**CHALLENGE:** The entries below should be quoted exactly, with no pictures carried over.

# Start of AVAILABLE DATA

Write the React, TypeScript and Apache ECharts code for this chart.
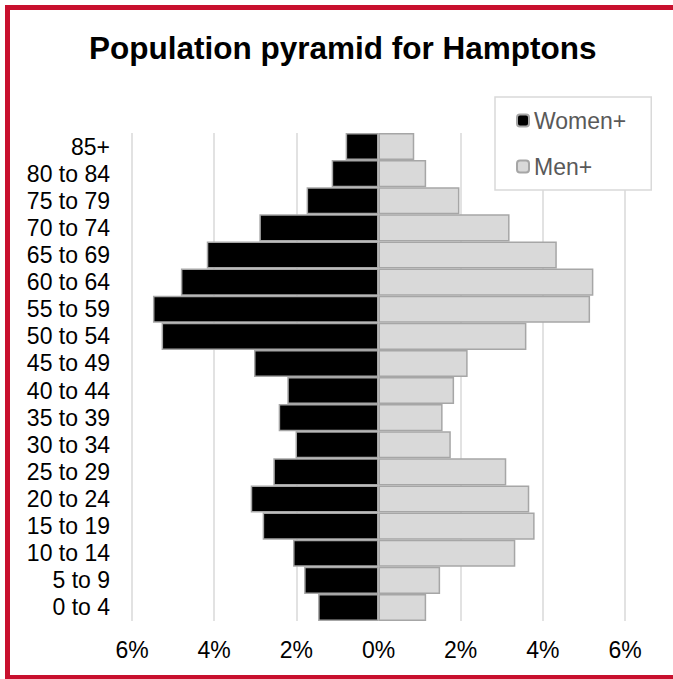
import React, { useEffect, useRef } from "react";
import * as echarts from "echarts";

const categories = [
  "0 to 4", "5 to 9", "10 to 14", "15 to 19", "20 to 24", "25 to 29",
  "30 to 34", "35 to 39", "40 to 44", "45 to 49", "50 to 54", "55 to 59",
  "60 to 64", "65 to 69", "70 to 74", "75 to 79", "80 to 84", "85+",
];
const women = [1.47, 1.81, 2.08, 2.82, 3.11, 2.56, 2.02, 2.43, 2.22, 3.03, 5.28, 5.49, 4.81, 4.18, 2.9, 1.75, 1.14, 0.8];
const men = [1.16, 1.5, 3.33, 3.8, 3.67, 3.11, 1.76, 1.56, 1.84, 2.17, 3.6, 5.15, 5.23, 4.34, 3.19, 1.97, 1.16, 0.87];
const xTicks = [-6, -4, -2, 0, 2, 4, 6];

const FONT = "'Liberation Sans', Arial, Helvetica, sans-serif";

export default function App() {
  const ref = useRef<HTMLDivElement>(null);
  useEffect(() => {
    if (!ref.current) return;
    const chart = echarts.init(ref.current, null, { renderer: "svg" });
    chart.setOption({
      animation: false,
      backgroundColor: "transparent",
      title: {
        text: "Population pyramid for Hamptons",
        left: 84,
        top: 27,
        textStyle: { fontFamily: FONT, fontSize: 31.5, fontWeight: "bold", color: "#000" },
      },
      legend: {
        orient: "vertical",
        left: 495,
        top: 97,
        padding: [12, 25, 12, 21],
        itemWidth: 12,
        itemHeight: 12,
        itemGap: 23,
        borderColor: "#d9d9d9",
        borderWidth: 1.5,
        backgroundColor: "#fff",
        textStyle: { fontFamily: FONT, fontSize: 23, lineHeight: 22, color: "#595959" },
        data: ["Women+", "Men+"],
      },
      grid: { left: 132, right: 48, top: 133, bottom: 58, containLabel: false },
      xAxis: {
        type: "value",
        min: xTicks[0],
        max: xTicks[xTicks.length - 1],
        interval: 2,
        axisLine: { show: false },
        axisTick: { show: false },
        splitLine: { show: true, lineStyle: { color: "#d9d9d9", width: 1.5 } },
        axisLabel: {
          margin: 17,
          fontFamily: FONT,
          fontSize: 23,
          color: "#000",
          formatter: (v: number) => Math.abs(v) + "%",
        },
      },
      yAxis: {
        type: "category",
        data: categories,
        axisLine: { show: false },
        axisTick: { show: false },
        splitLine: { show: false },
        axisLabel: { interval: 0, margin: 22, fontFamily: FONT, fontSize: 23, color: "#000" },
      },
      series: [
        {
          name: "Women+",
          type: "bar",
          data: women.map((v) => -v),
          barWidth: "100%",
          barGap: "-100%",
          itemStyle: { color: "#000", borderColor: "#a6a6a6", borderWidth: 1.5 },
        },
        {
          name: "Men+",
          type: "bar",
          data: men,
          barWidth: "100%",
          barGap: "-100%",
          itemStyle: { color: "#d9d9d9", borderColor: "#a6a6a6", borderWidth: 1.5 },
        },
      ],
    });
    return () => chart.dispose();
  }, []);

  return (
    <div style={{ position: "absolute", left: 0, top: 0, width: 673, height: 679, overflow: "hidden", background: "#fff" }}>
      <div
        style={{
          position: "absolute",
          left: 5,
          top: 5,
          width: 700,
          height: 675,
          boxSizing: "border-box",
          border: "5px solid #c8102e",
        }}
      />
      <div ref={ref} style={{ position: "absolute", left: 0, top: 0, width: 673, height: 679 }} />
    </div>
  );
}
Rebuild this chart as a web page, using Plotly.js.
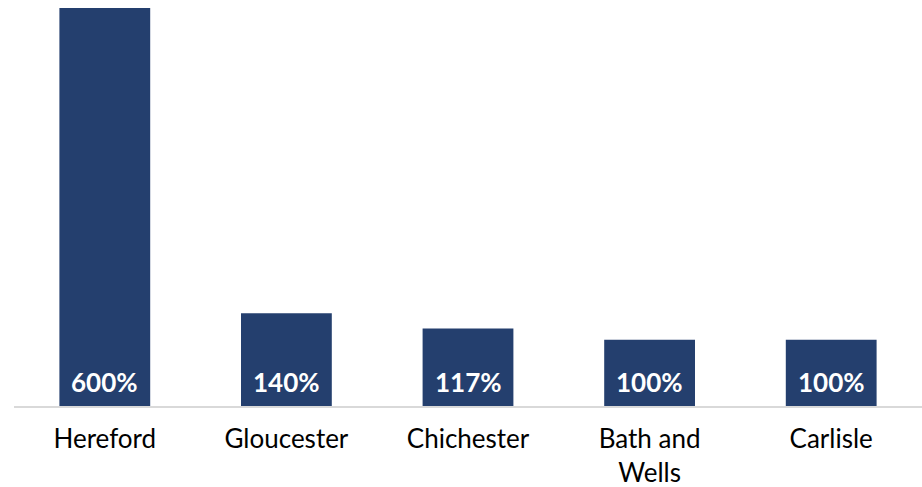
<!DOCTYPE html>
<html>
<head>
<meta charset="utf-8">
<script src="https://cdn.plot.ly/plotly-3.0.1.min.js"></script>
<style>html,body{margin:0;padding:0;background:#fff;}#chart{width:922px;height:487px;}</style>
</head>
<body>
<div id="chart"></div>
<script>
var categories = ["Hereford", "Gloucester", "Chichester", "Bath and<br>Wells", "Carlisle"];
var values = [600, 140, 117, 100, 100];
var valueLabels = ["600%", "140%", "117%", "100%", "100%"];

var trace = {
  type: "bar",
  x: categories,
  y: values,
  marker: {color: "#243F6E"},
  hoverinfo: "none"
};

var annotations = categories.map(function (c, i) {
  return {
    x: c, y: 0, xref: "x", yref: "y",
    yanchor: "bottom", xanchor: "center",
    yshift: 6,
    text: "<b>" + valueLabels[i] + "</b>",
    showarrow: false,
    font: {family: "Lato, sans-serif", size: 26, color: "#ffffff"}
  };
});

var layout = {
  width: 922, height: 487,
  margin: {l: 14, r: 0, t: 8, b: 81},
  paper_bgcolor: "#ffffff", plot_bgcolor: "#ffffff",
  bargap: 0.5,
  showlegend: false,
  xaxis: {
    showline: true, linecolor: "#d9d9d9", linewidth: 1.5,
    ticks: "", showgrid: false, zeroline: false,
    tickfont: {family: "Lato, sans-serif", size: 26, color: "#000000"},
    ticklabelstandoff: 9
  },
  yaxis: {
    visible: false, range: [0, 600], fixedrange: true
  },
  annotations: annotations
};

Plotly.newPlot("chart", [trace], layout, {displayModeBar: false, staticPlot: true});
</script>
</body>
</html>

# End of AVAILABLE DATA

**SOLUTION TO THIS EXERCISE:**
Write the React, TypeScript and Apache ECharts code for this chart.
import React, { useEffect, useRef } from "react";
import * as echarts from "echarts";

const categories = [
  "0 to 4", "5 to 9", "10 to 14", "15 to 19", "20 to 24", "25 to 29",
  "30 to 34", "35 to 39", "40 to 44", "45 to 49", "50 to 54", "55 to 59",
  "60 to 64", "65 to 69", "70 to 74", "75 to 79", "80 to 84", "85+",
];
const women = [1.47, 1.81, 2.08, 2.82, 3.11, 2.56, 2.02, 2.43, 2.22, 3.03, 5.28, 5.49, 4.81, 4.18, 2.9, 1.75, 1.14, 0.8];
const men = [1.16, 1.5, 3.33, 3.8, 3.67, 3.11, 1.76, 1.56, 1.84, 2.17, 3.6, 5.15, 5.23, 4.34, 3.19, 1.97, 1.16, 0.87];
const xTicks = [-6, -4, -2, 0, 2, 4, 6];

const FONT = "'Liberation Sans', Arial, Helvetica, sans-serif";

export default function App() {
  const ref = useRef<HTMLDivElement>(null);
  useEffect(() => {
    if (!ref.current) return;
    const chart = echarts.init(ref.current, null, { renderer: "svg" });
    chart.setOption({
      animation: false,
      backgroundColor: "transparent",
      title: {
        text: "Population pyramid for Hamptons",
        left: 84,
        top: 27,
        textStyle: { fontFamily: FONT, fontSize: 31.5, fontWeight: "bold", color: "#000" },
      },
      legend: {
        orient: "vertical",
        left: 495,
        top: 97,
        padding: [12, 25, 12, 21],
        itemWidth: 12,
        itemHeight: 12,
        itemGap: 23,
        borderColor: "#d9d9d9",
        borderWidth: 1.5,
        backgroundColor: "#fff",
        textStyle: { fontFamily: FONT, fontSize: 23, lineHeight: 22, color: "#595959" },
        data: ["Women+", "Men+"],
      },
      grid: { left: 132, right: 48, top: 133, bottom: 58, containLabel: false },
      xAxis: {
        type: "value",
        min: xTicks[0],
        max: xTicks[xTicks.length - 1],
        interval: 2,
        axisLine: { show: false },
        axisTick: { show: false },
        splitLine: { show: true, lineStyle: { color: "#d9d9d9", width: 1.5 } },
        axisLabel: {
          margin: 17,
          fontFamily: FONT,
          fontSize: 23,
          color: "#000",
          formatter: (v: number) => Math.abs(v) + "%",
        },
      },
      yAxis: {
        type: "category",
        data: categories,
        axisLine: { show: false },
        axisTick: { show: false },
        splitLine: { show: false },
        axisLabel: { interval: 0, margin: 22, fontFamily: FONT, fontSize: 23, color: "#000" },
      },
      series: [
        {
          name: "Women+",
          type: "bar",
          data: women.map((v) => -v),
          barWidth: "100%",
          barGap: "-100%",
          itemStyle: { color: "#000", borderColor: "#a6a6a6", borderWidth: 1.5 },
        },
        {
          name: "Men+",
          type: "bar",
          data: men,
          barWidth: "100%",
          barGap: "-100%",
          itemStyle: { color: "#d9d9d9", borderColor: "#a6a6a6", borderWidth: 1.5 },
        },
      ],
    });
    return () => chart.dispose();
  }, []);

  return (
    <div style={{ position: "absolute", left: 0, top: 0, width: 673, height: 679, overflow: "hidden", background: "#fff" }}>
      <div
        style={{
          position: "absolute",
          left: 5,
          top: 5,
          width: 700,
          height: 675,
          boxSizing: "border-box",
          border: "5px solid #c8102e",
        }}
      />
      <div ref={ref} style={{ position: "absolute", left: 0, top: 0, width: 673, height: 679 }} />
    </div>
  );
}
Rebuild this chart as a web page, using Plotly.js.
<!DOCTYPE html>
<html>
<head>
<meta charset="utf-8">
<script src="https://cdn.plot.ly/plotly-3.0.1.min.js"></script>
<style>html,body{margin:0;padding:0;background:#fff;}#chart{width:922px;height:487px;}</style>
</head>
<body>
<div id="chart"></div>
<script>
var categories = ["Hereford", "Gloucester", "Chichester", "Bath and<br>Wells", "Carlisle"];
var values = [600, 140, 117, 100, 100];
var valueLabels = ["600%", "140%", "117%", "100%", "100%"];

var trace = {
  type: "bar",
  x: categories,
  y: values,
  marker: {color: "#243F6E"},
  hoverinfo: "none"
};

var annotations = categories.map(function (c, i) {
  return {
    x: c, y: 0, xref: "x", yref: "y",
    yanchor: "bottom", xanchor: "center",
    yshift: 6,
    text: "<b>" + valueLabels[i] + "</b>",
    showarrow: false,
    font: {family: "Lato, sans-serif", size: 26, color: "#ffffff"}
  };
});

var layout = {
  width: 922, height: 487,
  margin: {l: 14, r: 0, t: 8, b: 81},
  paper_bgcolor: "#ffffff", plot_bgcolor: "#ffffff",
  bargap: 0.5,
  showlegend: false,
  xaxis: {
    showline: true, linecolor: "#d9d9d9", linewidth: 1.5,
    ticks: "", showgrid: false, zeroline: false,
    tickfont: {family: "Lato, sans-serif", size: 26, color: "#000000"},
    ticklabelstandoff: 9
  },
  yaxis: {
    visible: false, range: [0, 600], fixedrange: true
  },
  annotations: annotations
};

Plotly.newPlot("chart", [trace], layout, {displayModeBar: false, staticPlot: true});
</script>
</body>
</html>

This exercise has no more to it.